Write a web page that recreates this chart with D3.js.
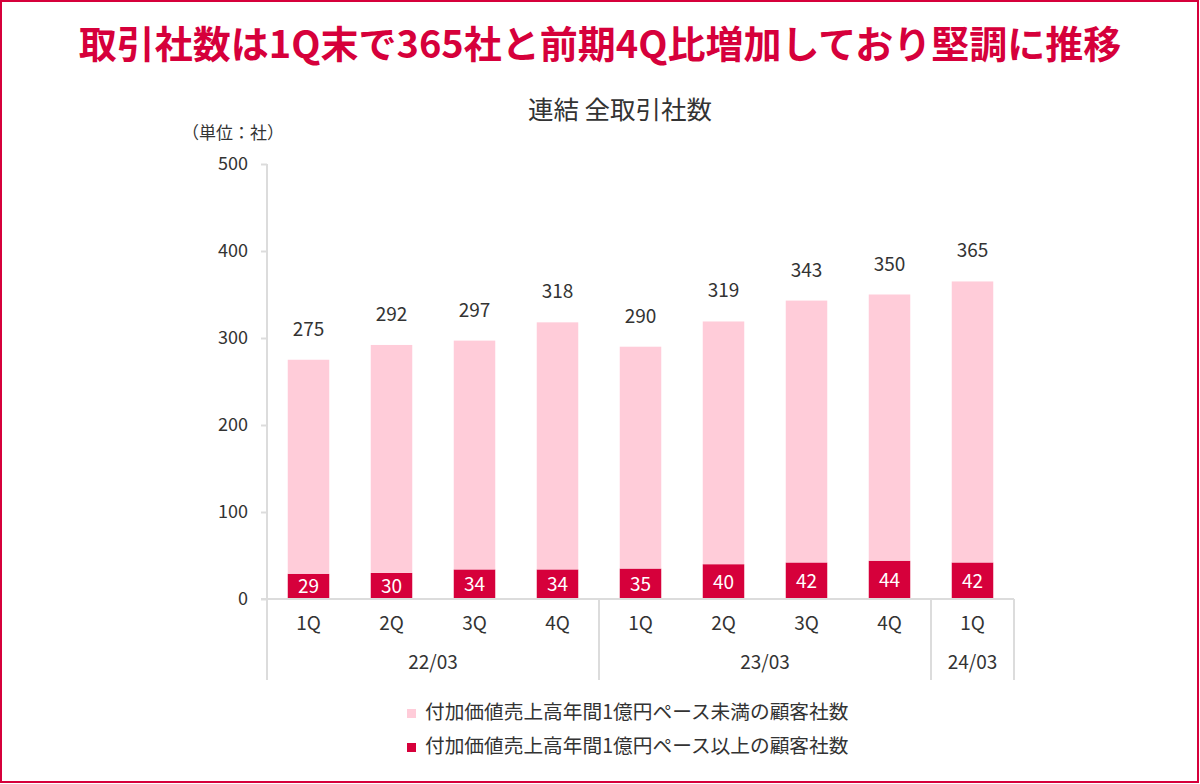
<!DOCTYPE html>
<html>
<head>
    <meta charset="utf-8">
    <title>連結 全取引社数</title>
    <script src="https://d3js.org/d3.v7.min.js"></script>
    <style>
        body { margin: 0; background: #fff; }
        svg { display: block; font-family: "Noto Sans CJK JP", "Noto Sans", sans-serif; }
    </style>
</head>
<body>
    <svg width="1200" height="784"></svg>
    <script>
        // data
        const quarters = ["1Q", "2Q", "3Q", "4Q", "1Q", "2Q", "3Q", "4Q", "1Q"];
        const years = [
            { label: "22/03", from: 0, to: 4 },
            { label: "23/03", from: 4, to: 8 },
            { label: "24/03", from: 8, to: 9 }
        ];
        const totals = [275, 292, 297, 318, 290, 319, 343, 350, 365];
        const over100m = [29, 30, 34, 34, 35, 40, 42, 44, 42];
        const under100m = totals.map((t, i) => t - over100m[i]);
        const yTicks = [0, 100, 200, 300, 400, 500];
        const seriesNames = [
            "付加価値売上高年間1億円ペース未満の顧客社数",
            "付加価値売上高年間1億円ペース以上の顧客社数"
        ];

        const red = "#d6003b";
        const pink = "#ffccd9";
        const axisGrey = "#dcdcdc";
        const textGrey = "#333";
        const font = "Noto Sans CJK JP, Noto Sans, sans-serif";

        const svg = d3.select("svg");

        // outer frame
        svg.append("rect")
            .attr("x", 1).attr("y", 1)
            .attr("width", 1197).attr("height", 781)
            .attr("fill", "#fff")
            .attr("stroke", red)
            .attr("stroke-width", 2);

        // headline
        svg.append("text")
            .attr("x", 600).attr("y", 58)
            .attr("text-anchor", "middle")
            .attr("font-size", 38)
            .attr("font-weight", 700)
            .attr("fill", red)
            .text("取引社数は1Q末で365社と前期4Q比増加しており堅調に推移");

        svg.append("text")
            .attr("x", 620).attr("y", 119)
            .attr("text-anchor", "middle")
            .attr("font-size", 25.5)
            .attr("fill", textGrey)
            .text("連結 全取引社数");

        svg.append("text")
            .attr("x", 233).attr("y", 139)
            .attr("text-anchor", "middle")
            .attr("font-size", 17)
            .attr("fill", textGrey)
            .text("（単位：社）");

        // scales
        const plotLeft = 267, plotRight = 1014, plotTop = 164, plotBottom = 599, groupBottom = 680;
        const x = d3.scaleBand()
            .domain(d3.range(quarters.length))
            .range([plotLeft, plotRight])
            .paddingInner(0.5)
            .paddingOuter(0.25);
        const y = d3.scaleLinear().domain([0, 500]).range([plotBottom, plotTop]);

        // y axis
        const yAxis = svg.append("g")
            .attr("transform", `translate(${plotLeft},0)`)
            .call(d3.axisLeft(y).tickValues(yTicks).tickSize(6).tickPadding(13));
        yAxis.select(".domain").remove();
        yAxis.selectAll(".tick line").attr("stroke", axisGrey).attr("stroke-width", 2);
        yAxis.selectAll(".tick text")
            .attr("font-size", 18)
            .attr("fill", textGrey)
            .attr("font-family", font);
        svg.append("line")
            .attr("x1", plotLeft).attr("x2", plotLeft)
            .attr("y1", plotTop).attr("y2", groupBottom)
            .attr("stroke", axisGrey).attr("stroke-width", 2);

        // stacked bars
        const stack = d3.stack().keys([0, 1])
            .value((d, k) => k === 0 ? d.over : d.under);
        const rows = quarters.map((q, i) => ({ i, over: over100m[i], under: under100m[i] }));
        const layers = stack(rows);
        const colors = [red, pink];

        svg.append("g").selectAll("g")
            .data(layers)
            .join("g")
            .attr("fill", (d, k) => colors[k])
            .selectAll("rect")
            .data(d => d)
            .join("rect")
            .attr("x", d => x(d.data.i))
            .attr("width", x.bandwidth())
            .attr("y", d => y(d[1]))
            .attr("height", d => y(d[0]) - y(d[1]));

        // labels inside dark bars
        svg.append("g").selectAll("text")
            .data(rows)
            .join("text")
            .attr("x", d => x(d.i) + x.bandwidth() / 2)
            .attr("y", d => y(d.over / 2) + 7)
            .attr("text-anchor", "middle")
            .attr("font-size", 19)
            .attr("fill", "#fff")
            .text(d => d.over);

        // totals above bars
        svg.append("g").selectAll("text")
            .data(totals)
            .join("text")
            .attr("x", (d, i) => x(i) + x.bandwidth() / 2)
            .attr("y", d => y(d) - 24)
            .attr("text-anchor", "middle")
            .attr("font-size", 19)
            .attr("fill", textGrey)
            .text(d => d);

        // x axis baseline
        svg.append("line")
            .attr("x1", plotLeft - 6).attr("x2", plotRight)
            .attr("y1", plotBottom).attr("y2", plotBottom)
            .attr("stroke", axisGrey).attr("stroke-width", 2);

        const step = x.step();
        // group separators
        svg.append("g").selectAll("line")
            .data(years)
            .join("line")
            .attr("x1", d => plotLeft + d.to * step)
            .attr("x2", d => plotLeft + d.to * step)
            .attr("y1", plotBottom).attr("y2", groupBottom)
            .attr("stroke", axisGrey).attr("stroke-width", 2);

        svg.append("g").selectAll("text")
            .data(quarters)
            .join("text")
            .attr("x", (d, i) => x(i) + x.bandwidth() / 2)
            .attr("y", 630)
            .attr("text-anchor", "middle")
            .attr("font-size", 19)
            .attr("fill", textGrey)
            .text(d => d);

        svg.append("g").selectAll("text")
            .data(years)
            .join("text")
            .attr("x", d => plotLeft + (d.from + d.to) / 2 * step)
            .attr("y", 669)
            .attr("text-anchor", "middle")
            .attr("font-size", 19)
            .attr("fill", textGrey)
            .text(d => d.label);

        // legend
        const legend = svg.append("g").selectAll("g")
            .data(seriesNames)
            .join("g")
            .attr("transform", (d, i) => `translate(407,${712 + i * 34})`);
        legend.append("rect")
            .attr("x", 0).attr("y", -3)
            .attr("width", 9).attr("height", 9)
            .attr("fill", (d, i) => i === 0 ? pink : red);
        legend.append("text")
            .attr("x", 18).attr("y", 7)
            .attr("font-size", 19.7)
            .attr("fill", textGrey)
            .text(d => d);
    </script>
</body>
</html>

____________

GOAL: Leave out the pictures and reproduce the rest of the listing exactly.

COMPLETE RESPONSE:
Write a web page that recreates this chart with D3.js.
<!DOCTYPE html>
<html>
<head>
    <meta charset="utf-8">
    <title>連結 全取引社数</title>
    <script src="https://d3js.org/d3.v7.min.js"></script>
    <style>
        body { margin: 0; background: #fff; }
        svg { display: block; font-family: "Noto Sans CJK JP", "Noto Sans", sans-serif; }
    </style>
</head>
<body>
    <svg width="1200" height="784"></svg>
    <script>
        // data
        const quarters = ["1Q", "2Q", "3Q", "4Q", "1Q", "2Q", "3Q", "4Q", "1Q"];
        const years = [
            { label: "22/03", from: 0, to: 4 },
            { label: "23/03", from: 4, to: 8 },
            { label: "24/03", from: 8, to: 9 }
        ];
        const totals = [275, 292, 297, 318, 290, 319, 343, 350, 365];
        const over100m = [29, 30, 34, 34, 35, 40, 42, 44, 42];
        const under100m = totals.map((t, i) => t - over100m[i]);
        const yTicks = [0, 100, 200, 300, 400, 500];
        const seriesNames = [
            "付加価値売上高年間1億円ペース未満の顧客社数",
            "付加価値売上高年間1億円ペース以上の顧客社数"
        ];

        const red = "#d6003b";
        const pink = "#ffccd9";
        const axisGrey = "#dcdcdc";
        const textGrey = "#333";
        const font = "Noto Sans CJK JP, Noto Sans, sans-serif";

        const svg = d3.select("svg");

        // outer frame
        svg.append("rect")
            .attr("x", 1).attr("y", 1)
            .attr("width", 1197).attr("height", 781)
            .attr("fill", "#fff")
            .attr("stroke", red)
            .attr("stroke-width", 2);

        // headline
        svg.append("text")
            .attr("x", 600).attr("y", 58)
            .attr("text-anchor", "middle")
            .attr("font-size", 38)
            .attr("font-weight", 700)
            .attr("fill", red)
            .text("取引社数は1Q末で365社と前期4Q比増加しており堅調に推移");

        svg.append("text")
            .attr("x", 620).attr("y", 119)
            .attr("text-anchor", "middle")
            .attr("font-size", 25.5)
            .attr("fill", textGrey)
            .text("連結 全取引社数");

        svg.append("text")
            .attr("x", 233).attr("y", 139)
            .attr("text-anchor", "middle")
            .attr("font-size", 17)
            .attr("fill", textGrey)
            .text("（単位：社）");

        // scales
        const plotLeft = 267, plotRight = 1014, plotTop = 164, plotBottom = 599, groupBottom = 680;
        const x = d3.scaleBand()
            .domain(d3.range(quarters.length))
            .range([plotLeft, plotRight])
            .paddingInner(0.5)
            .paddingOuter(0.25);
        const y = d3.scaleLinear().domain([0, 500]).range([plotBottom, plotTop]);

        // y axis
        const yAxis = svg.append("g")
            .attr("transform", `translate(${plotLeft},0)`)
            .call(d3.axisLeft(y).tickValues(yTicks).tickSize(6).tickPadding(13));
        yAxis.select(".domain").remove();
        yAxis.selectAll(".tick line").attr("stroke", axisGrey).attr("stroke-width", 2);
        yAxis.selectAll(".tick text")
            .attr("font-size", 18)
            .attr("fill", textGrey)
            .attr("font-family", font);
        svg.append("line")
            .attr("x1", plotLeft).attr("x2", plotLeft)
            .attr("y1", plotTop).attr("y2", groupBottom)
            .attr("stroke", axisGrey).attr("stroke-width", 2);

        // stacked bars
        const stack = d3.stack().keys([0, 1])
            .value((d, k) => k === 0 ? d.over : d.under);
        const rows = quarters.map((q, i) => ({ i, over: over100m[i], under: under100m[i] }));
        const layers = stack(rows);
        const colors = [red, pink];

        svg.append("g").selectAll("g")
            .data(layers)
            .join("g")
            .attr("fill", (d, k) => colors[k])
            .selectAll("rect")
            .data(d => d)
            .join("rect")
            .attr("x", d => x(d.data.i))
            .attr("width", x.bandwidth())
            .attr("y", d => y(d[1]))
            .attr("height", d => y(d[0]) - y(d[1]));

        // labels inside dark bars
        svg.append("g").selectAll("text")
            .data(rows)
            .join("text")
            .attr("x", d => x(d.i) + x.bandwidth() / 2)
            .attr("y", d => y(d.over / 2) + 7)
            .attr("text-anchor", "middle")
            .attr("font-size", 19)
            .attr("fill", "#fff")
            .text(d => d.over);

        // totals above bars
        svg.append("g").selectAll("text")
            .data(totals)
            .join("text")
            .attr("x", (d, i) => x(i) + x.bandwidth() / 2)
            .attr("y", d => y(d) - 24)
            .attr("text-anchor", "middle")
            .attr("font-size", 19)
            .attr("fill", textGrey)
            .text(d => d);

        // x axis baseline
        svg.append("line")
            .attr("x1", plotLeft - 6).attr("x2", plotRight)
            .attr("y1", plotBottom).attr("y2", plotBottom)
            .attr("stroke", axisGrey).attr("stroke-width", 2);

        const step = x.step();
        // group separators
        svg.append("g").selectAll("line")
            .data(years)
            .join("line")
            .attr("x1", d => plotLeft + d.to * step)
            .attr("x2", d => plotLeft + d.to * step)
            .attr("y1", plotBottom).attr("y2", groupBottom)
            .attr("stroke", axisGrey).attr("stroke-width", 2);

        svg.append("g").selectAll("text")
            .data(quarters)
            .join("text")
            .attr("x", (d, i) => x(i) + x.bandwidth() / 2)
            .attr("y", 630)
            .attr("text-anchor", "middle")
            .attr("font-size", 19)
            .attr("fill", textGrey)
            .text(d => d);

        svg.append("g").selectAll("text")
            .data(years)
            .join("text")
            .attr("x", d => plotLeft + (d.from + d.to) / 2 * step)
            .attr("y", 669)
            .attr("text-anchor", "middle")
            .attr("font-size", 19)
            .attr("fill", textGrey)
            .text(d => d.label);

        // legend
        const legend = svg.append("g").selectAll("g")
            .data(seriesNames)
            .join("g")
            .attr("transform", (d, i) => `translate(407,${712 + i * 34})`);
        legend.append("rect")
            .attr("x", 0).attr("y", -3)
            .attr("width", 9).attr("height", 9)
            .attr("fill", (d, i) => i === 0 ? pink : red);
        legend.append("text")
            .attr("x", 18).attr("y", 7)
            .attr("font-size", 19.7)
            .attr("fill", textGrey)
            .text(d => d);
    </script>
</body>
</html>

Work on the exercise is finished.